Puro divertimento experimental hay en “La muerte de Edmund Blackadder”, un
cuento-hipótesis narrado desde la crónica futura de un periódico alemán en
2014: un atentado islamista con la noria del London Eye rodando a sus anchas
por la ciudad para matar entre otros al intérprete de Mr. Bean en plenos Juegos
Olímpicos. Relatos “signo de los tiempos” serían “Banana Dream” (invasión de
museos a cargo de un pintoresco comando), “Deseo de ser Dimitri” (ambientado en
la Atenas de las protestas sociales contra un modelo de mundo y su lenguaje
perverso) y “La manada” (que sabe hablarnos de la precariedad contemporánea –y de
nuevo de la falta de hogar propio- a través de ese portero de inmueble, Cervera).

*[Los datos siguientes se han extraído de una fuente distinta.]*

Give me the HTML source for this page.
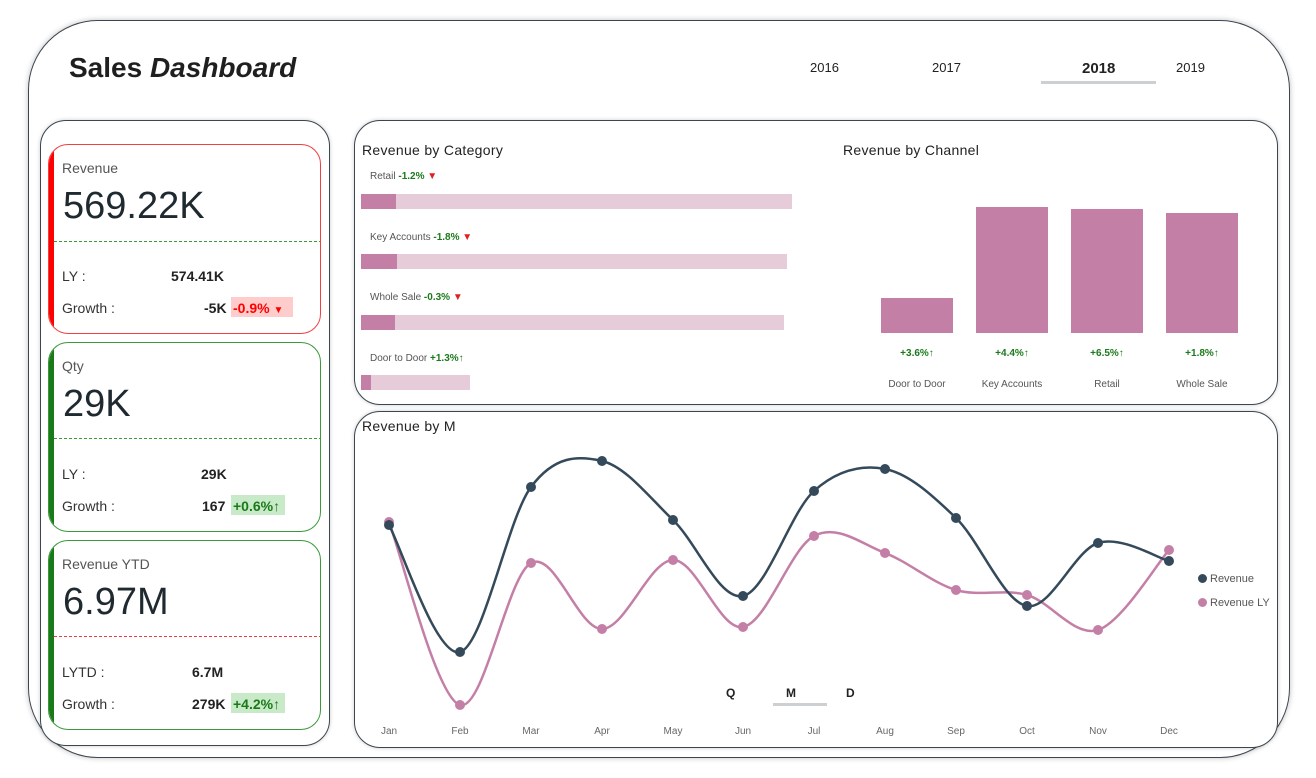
<!DOCTYPE html>
<html><head><meta charset="utf-8"><style>
*{margin:0;padding:0;box-sizing:border-box}
body{width:1316px;height:778px;background:#fff;position:relative;overflow:hidden;font-family:"Liberation Sans",sans-serif;color:#222}
.a{position:absolute}
.frame{left:28px;top:20px;width:1262px;height:738px;border:1.5px solid #3a4650;border-radius:70px;box-shadow:0 0 6px rgba(0,0,0,.25)}
.panel{border:1.3px solid #3a4650;border-radius:26px;box-shadow:0 0 4px rgba(0,0,0,.2);background:#fff}
.card{border-radius:20px;background:#fff;overflow:hidden}
.bar{position:absolute;left:0;top:0;bottom:0;width:5px}
.t{font-size:14px;color:#555}
.big{font-size:38px;color:#1f2a30}
.sm{font-size:14px;color:#333}
.b{font-weight:bold;font-size:14px;color:#222}
.h{font-size:14px;color:#222;letter-spacing:.3px}
.cat{font-size:10px;color:#555}
.g{color:#1a7a1a;font-weight:bold}
.r{color:#e02020}
.lbl{font-size:10px;color:#555;text-align:center;width:90px}
.pct{font-size:10px;color:#1a7a1a;font-weight:bold;text-align:center;width:90px}
</style></head><body>
<div class="a frame"></div>
<div class="a" style="left:69px;top:52px;font-size:28px;font-weight:bold;color:#1f1f1f">Sales <i>Dashboard</i></div>
<div class="a" style="left:810px;top:60px;font-size:13px">2016</div>
<div class="a" style="left:932px;top:60px;font-size:13px">2017</div>
<div class="a" style="left:1082px;top:60px;font-size:15px;font-weight:bold">2018</div>
<div class="a" style="left:1041px;top:81px;width:115px;height:3px;background:#ccd0d3"></div>
<div class="a" style="left:1176px;top:60px;font-size:13px">2019</div>

<div class="a panel" style="left:40px;top:120px;width:290px;height:626px"></div>
<!-- card 1 -->
<div class="a card" style="left:48px;top:144px;width:273px;height:190px;border:1px solid #f04040">
 <div class="bar" style="background:#f00"></div>
 <div class="a t" style="left:13px;top:15px">Revenue</div>
 <div class="a big" style="left:14px;top:40px">569.22K</div>
 <div class="a" style="left:5px;top:96px;width:268px;border-top:1px dashed #3a9a3a"></div>
 <div class="a sm" style="left:13px;top:123px">LY :</div>
 <div class="a b" style="left:122px;top:123px">574.41K</div>
 <div class="a sm" style="left:13px;top:155px">Growth :</div>
 <div class="a b" style="left:155px;top:155px">-5K</div>
 <div class="a" style="left:182px;top:152px;width:62px;height:20px;background:#fcc"></div>
 <div class="a" style="left:184px;top:155px;font-size:14px;font-weight:bold;color:#f00">-0.9% <span style="font-size:10px">▼</span></div>
</div>
<!-- card 2 -->
<div class="a card" style="left:48px;top:342px;width:273px;height:190px;border:1px solid #3a9a3a">
 <div class="bar" style="background:#1a7a1a"></div>
 <div class="a t" style="left:13px;top:15px">Qty</div>
 <div class="a big" style="left:14px;top:40px">29K</div>
 <div class="a" style="left:5px;top:95px;width:268px;border-top:1px dashed #3a9a3a"></div>
 <div class="a sm" style="left:13px;top:123px">LY :</div>
 <div class="a b" style="left:152px;top:123px">29K</div>
 <div class="a sm" style="left:13px;top:155px">Growth :</div>
 <div class="a b" style="left:153px;top:155px">167</div>
 <div class="a" style="left:182px;top:152px;width:54px;height:20px;background:#c8eac8"></div>
 <div class="a g" style="left:184px;top:155px;font-size:14px">+0.6%↑</div>
</div>
<!-- card 3 -->
<div class="a card" style="left:48px;top:540px;width:273px;height:190px;border:1px solid #3a9a3a">
 <div class="bar" style="background:#1a7a1a"></div>
 <div class="a t" style="left:13px;top:15px">Revenue YTD</div>
 <div class="a big" style="left:14px;top:40px">6.97M</div>
 <div class="a" style="left:5px;top:95px;width:268px;border-top:1px dashed #e04040"></div>
 <div class="a sm" style="left:13px;top:123px">LYTD :</div>
 <div class="a b" style="left:143px;top:123px">6.7M</div>
 <div class="a sm" style="left:13px;top:155px">Growth :</div>
 <div class="a b" style="left:143px;top:155px">279K</div>
 <div class="a" style="left:182px;top:152px;width:54px;height:20px;background:#c8eac8"></div>
 <div class="a g" style="left:184px;top:155px;font-size:14px">+4.2%↑</div>
</div>

<div class="a panel" style="left:354px;top:120px;width:924px;height:285px"></div>
<div class="a h" style="left:362px;top:142px">Revenue by Category</div>
<div class="a cat" style="left:370px;top:171px">Retail <span class="g">-1.2%</span> <span class="r">▼</span></div>
<div class="a" style="left:361px;top:194px;width:431px;height:15px;background:#e6cbd9"></div><div class="a" style="left:361px;top:194px;width:35px;height:15px;background:#c47fa6"></div>
<div class="a cat" style="left:370px;top:232px">Key Accounts <span class="g">-1.8%</span> <span class="r">▼</span></div>
<div class="a" style="left:361px;top:254px;width:426px;height:15px;background:#e6cbd9"></div><div class="a" style="left:361px;top:254px;width:36px;height:15px;background:#c47fa6"></div>
<div class="a cat" style="left:370px;top:292px">Whole Sale <span class="g">-0.3%</span> <span class="r">▼</span></div>
<div class="a" style="left:361px;top:315px;width:423px;height:15px;background:#e6cbd9"></div><div class="a" style="left:361px;top:315px;width:34px;height:15px;background:#c47fa6"></div>
<div class="a cat" style="left:370px;top:353px">Door to Door <span class="g">+1.3%↑</span></div>
<div class="a" style="left:361px;top:375px;width:109px;height:15px;background:#e6cbd9"></div><div class="a" style="left:361px;top:375px;width:10px;height:15px;background:#c47fa6"></div>

<div class="a h" style="left:843px;top:142px">Revenue by Channel</div>
<div class="a" style="left:881px;top:298px;width:72px;height:35px;background:#c47fa6"></div>
<div class="a" style="left:976px;top:207px;width:72px;height:126px;background:#c47fa6"></div>
<div class="a" style="left:1071px;top:209px;width:72px;height:124px;background:#c47fa6"></div>
<div class="a" style="left:1166px;top:213px;width:72px;height:120px;background:#c47fa6"></div>
<div class="a pct" style="left:872px;top:348px">+3.6%↑</div>
<div class="a pct" style="left:967px;top:348px">+4.4%↑</div>
<div class="a pct" style="left:1062px;top:348px">+6.5%↑</div>
<div class="a pct" style="left:1157px;top:348px">+1.8%↑</div>
<div class="a lbl" style="left:872px;top:379px">Door to Door</div>
<div class="a lbl" style="left:967px;top:379px">Key Accounts</div>
<div class="a lbl" style="left:1062px;top:379px">Retail</div>
<div class="a lbl" style="left:1157px;top:379px">Whole Sale</div>

<div class="a panel" style="left:354px;top:411px;width:924px;height:337px"></div>
<div class="a h" style="left:362px;top:418px">Revenue by M</div>
<svg class="a" style="left:0;top:0" width="1316" height="778" id="sv"></svg>
<div class="a" style="left:726px;top:686px;font-size:12px;font-weight:bold">Q</div>
<div class="a" style="left:786px;top:686px;font-size:12px;font-weight:bold">M</div>
<div class="a" style="left:773px;top:703px;width:54px;height:3px;background:#ccd0d3"></div>
<div class="a" style="left:846px;top:686px;font-size:12px;font-weight:bold">D</div>
<div class="a" style="left:1198px;top:574px;width:9px;height:9px;border-radius:50%;background:#34495a"></div>
<div class="a" style="left:1210px;top:573px;font-size:11px;color:#555">Revenue</div>
<div class="a" style="left:1198px;top:598px;width:9px;height:9px;border-radius:50%;background:#c47fa6"></div>
<div class="a" style="left:1210px;top:597px;font-size:11px;color:#555">Revenue LY</div>
<script>
var xs=[389,460,531,602,673,743,814,885,956,1027,1098,1169];
var m=["Jan","Feb","Mar","Apr","May","Jun","Jul","Aug","Sep","Oct","Nov","Dec"];
var rv=[525,652,487,461,520,596,491,469,518,606,543,561];
var ly=[522,705,563,629,560,627,536,553,590,595,630,550];
var s='';
function path(y){var p='M'+xs[0]+' '+y[0];for(var i=0;i<11;i++){var x0=xs[Math.max(i-1,0)],y0=y[Math.max(i-1,0)],x1=xs[i],y1=y[i],x2=xs[i+1],y2=y[i+1],x3=xs[Math.min(i+2,11)],y3=y[Math.min(i+2,11)];
p+=' C'+(x1+(x2-x0)/6)+' '+(y1+(y2-y0)/6)+' '+(x2-(x3-x1)/6)+' '+(y2-(y3-y1)/6)+' '+x2+' '+y2;}return p;}
s+='<path d="'+path(ly)+'" fill="none" stroke="#c47fa6" stroke-width="2.5"/>';
s+='<path d="'+path(rv)+'" fill="none" stroke="#34495a" stroke-width="2.5"/>';
for(var i=0;i<12;i++){s+='<circle cx="'+xs[i]+'" cy="'+ly[i]+'" r="5" fill="#c47fa6"/><circle cx="'+xs[i]+'" cy="'+rv[i]+'" r="5" fill="#34495a"/>';
s+='<text x="'+xs[i]+'" y="734" font-size="10" fill="#666" text-anchor="middle" font-family="Liberation Sans, sans-serif">'+m[i]+'</text>';}
document.getElementById('sv').innerHTML=s;
</script>
</body></html>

Más insustancial me parece “Señales de vida”, pero potente y bien definido
resulta “Pájaros que llegan a Moscú”, historia de la forja de un matón, con el
recuerdo difuso de una tal Irina, que nos narra un testimonio de supervivencia
en la capital rusa y la búsqueda de calor y de un lugar en el mundo, tema
bellveriano donde los haya. En su desarrollo, curiosas apreciaciones como esta
retienen la atención del lector: “Así van a la deriva los moscovitas (…) les
arrastra alguna otra cosa, se pierden en algo más grande, se olvidan de que una
vez fueron bosque y ahora son poco más que un ejército de árboles muertos en
retirada”. Y a veces no es sólo la soledad extrema, la falta de casa o de lugar,
el límite del padecimiento, puede que incluso se lancen a arrebatarte lo poco
que tienes o tuviste: una casa desvencijada y la vieja furgoneta de la que fue
tu madre (así son las herencias posibles en el mundo bellveriano). Es el caso
de un cuento intenso como “En la boca del otro”, donde se narra con viveza la
destrucción, la lucha por la vida hasta el agotamiento extremo, literalmente
hasta la última fuerza o gota de sangre, contra un jabalí rabioso o contra los
semejantes, vecinos de región, que vienen a ser lo mismo, al fin y al cabo
manada, del mismo modo cegados en su brutalidad. Interesante el duelo de
culturistas, también hasta la extenuación, del relato “Mala hierba”. Pero para
mí, el texto entre los textos de esta colección es la pieza final: “Islandia”,
gran y evocador cuento que surge del triste viaje de un hombre (pescadero en
Madrid) para recoger las cenizas de su hermano, perdido desde hace años en
Reikiavik. Elige bien Bellver este lugar gélido para volver a desgranar
incomunicaciones, familias escurridizas y fratrías imposibles. Incluso el
lenguaje extranjero es impedimento en esta travesía donde los ojos de los otros
“le desafían con el brillo de la grava cuando se moja”. Cartas durante años sin
abrir que ahora despliegan confianza y señales asombradas de maravillas del paisaje,
que llegan demasiado tarde, “cuánta vida, hermano”. Porque el agua dura -nos
advierte Sergi Bellver- es “metáfora oscura”, un líquido que corroe todo a su
paso, que obstruye las cañerías e impide que las cosas y los sentimientos
puedan fluir. La felicidad se perfila entre estos hielos como una breve
posesión, una percepción buscada que vuelve a escaparse o que demasiado pronto termina.
Y, sin embargo, parece sugerir el autor, merece la pena ser libre e intentarlo.